● SHORT PROBLEM:
Copy each line below in which the string "this" occurs.
═══ ENTRIES ═══
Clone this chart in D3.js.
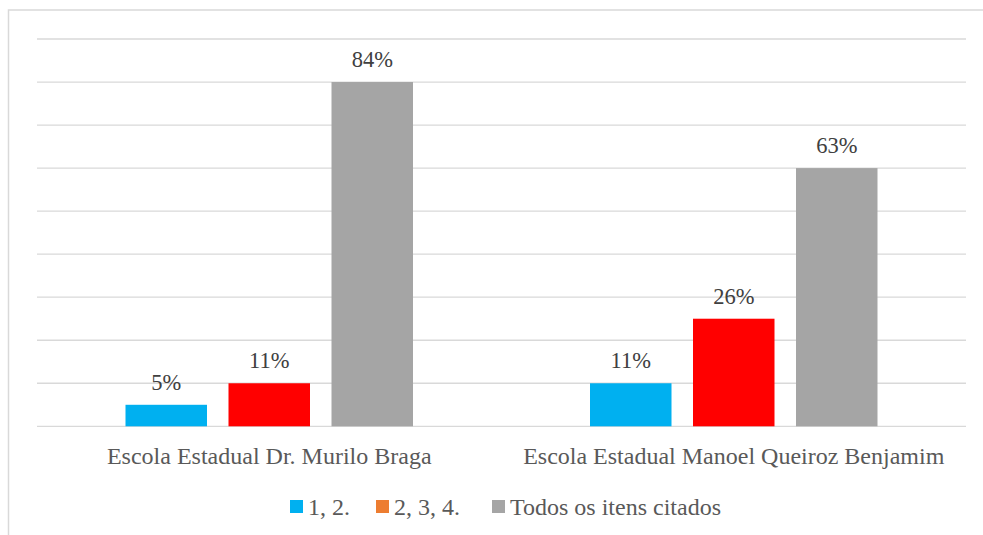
<!DOCTYPE html>
<html>
<head>
<meta charset="utf-8">
<script src="https://cdn.jsdelivr.net/npm/d3@7"></script>
<style>
body { margin: 0; background: #fff; }
svg { display: block; }
</style>
</head>
<body>
<svg id="chart" width="983" height="535"></svg>
<script>
// categories and series
var categories = ["Escola Estadual Dr. Murilo Braga", "Escola Estadual Manoel Queiroz Benjamim"];
var series = ["1, 2.", "2, 3, 4.", "Todos os itens citados"];
// bar heights as drawn (axis 0-90)
var serie1 = [5, 10];
var serie2 = [10, 25];
var serie3 = [80, 60];
// data labels as printed on the chart
var labels1 = ["5%", "11%"];
var labels2 = ["11%", "26%"];
var labels3 = ["84%", "63%"];
var yTicks = [0, 10, 20, 30, 40, 50, 60, 70, 80, 90];

var barColors = ["#00B0F0", "#FF0000", "#A5A5A5"];
var legendColors = ["#00B0F0", "#ED7D31", "#A5A5A5"];
var fontFam = "'Liberation Serif', 'Times New Roman', Times, serif";

var svg = d3.select("#chart");
var plotLeft = 37, plotRight = 966, plotTop = 39, plotBottom = 426.3;

// frame (only top and left edges visible)
svg.append("rect")
    .attr("x", 8.5).attr("y", 10)
    .attr("width", 1200).attr("height", 800)
    .attr("fill", "none")
    .attr("stroke", "#d9d9d9")
    .attr("stroke-width", 1.5);

var x0 = d3.scaleBand().domain(categories).range([plotLeft, plotRight]).padding(0);
var y = d3.scaleLinear().domain([0, 90]).range([plotBottom, plotTop]);

// gridlines
svg.append("g").selectAll("line")
    .data(yTicks)
    .enter().append("line")
    .attr("x1", plotLeft).attr("x2", plotRight)
    .attr("y1", function(d) { return y(d); })
    .attr("y2", function(d) { return y(d); })
    .attr("stroke", "#d9d9d9")
    .attr("stroke-width", 1.3);

var step = 103, barW = 81.5;
var rows = [];
categories.forEach(function(c, i) {
    rows.push({cat: c, s: 0, v: serie1[i], label: labels1[i]});
    rows.push({cat: c, s: 1, v: serie2[i], label: labels2[i]});
    rows.push({cat: c, s: 2, v: serie3[i], label: labels3[i]});
});
var bx = function(d) {
    return x0(d.cat) + x0.bandwidth() / 2 + (d.s - 1) * step - barW / 2;
};

var g = svg.append("g");
g.selectAll("rect")
    .data(rows)
    .enter().append("rect")
    .attr("x", bx)
    .attr("y", function(d) { return y(d.v); })
    .attr("width", barW)
    .attr("height", function(d) { return plotBottom - y(d.v); })
    .attr("fill", function(d) { return barColors[d.s]; });

g.selectAll("text")
    .data(rows)
    .enter().append("text")
    .attr("x", function(d) { return bx(d) + barW / 2; })
    .attr("y", function(d) { return y(d.v) - 15; })
    .attr("text-anchor", "middle")
    .style("font-family", fontFam)
    .style("font-size", "22.5px")
    .attr("fill", "#404040")
    .text(function(d) { return d.label; });

// category labels
svg.append("g").selectAll("text")
    .data(categories)
    .enter().append("text")
    .attr("x", function(d) { return x0(d) + x0.bandwidth() / 2; })
    .attr("y", 464)
    .attr("text-anchor", "middle")
    .style("font-family", fontFam)
    .style("font-size", "24px")
    .attr("fill", "#595959")
    .text(function(d) { return d; });

// legend
var legX = [290, 376, 492];
var leg = svg.append("g").selectAll("g")
    .data(series)
    .enter().append("g")
    .attr("transform", function(d, i) { return "translate(" + legX[i] + ",500)"; });
leg.append("rect")
    .attr("width", 13).attr("height", 13)
    .attr("fill", function(d, i) { return legendColors[i]; });
leg.append("text")
    .attr("x", 18).attr("y", 14.5)
    .style("font-family", fontFam)
    .style("font-size", "24px")
    .attr("fill", "#595959")
    .text(function(d) { return d; });
</script>
</body>
</html>
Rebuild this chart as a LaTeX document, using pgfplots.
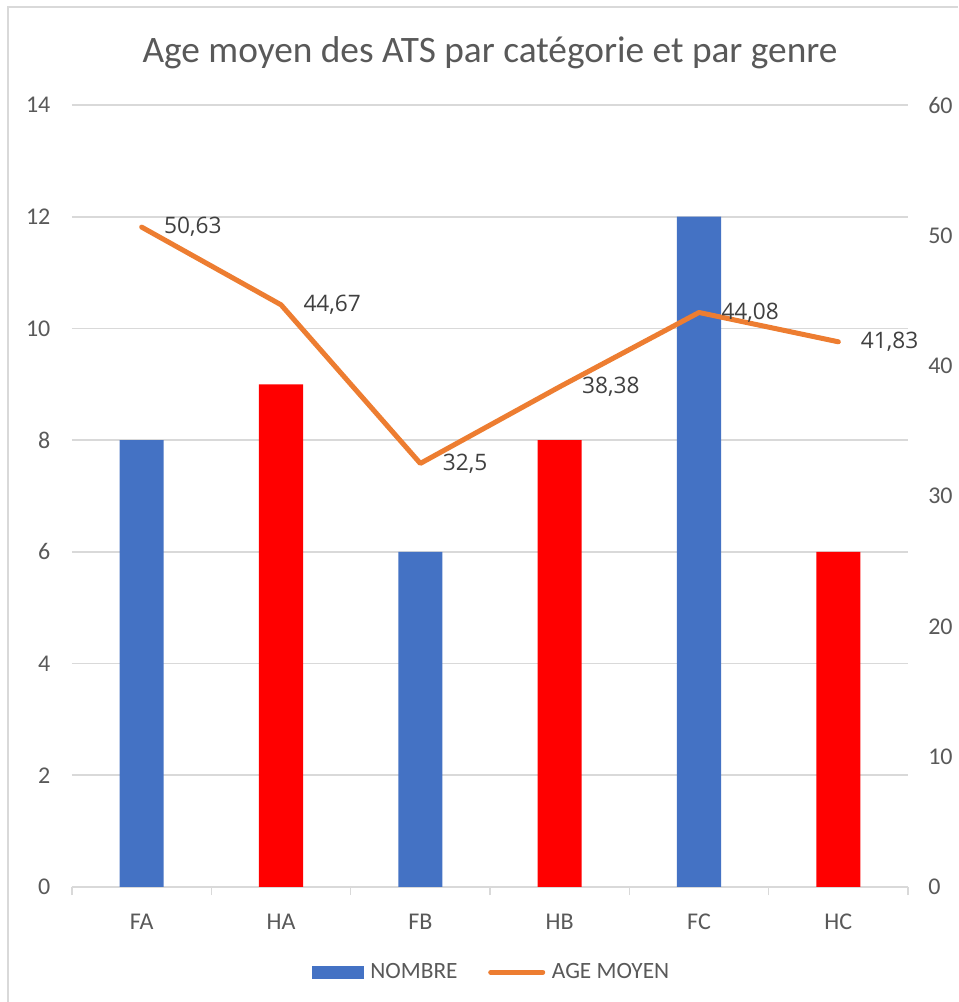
═══
● FINISHED ANSWER:
Clone this chart in D3.js.
Rebuild this chart as a LaTeX document, using pgfplots.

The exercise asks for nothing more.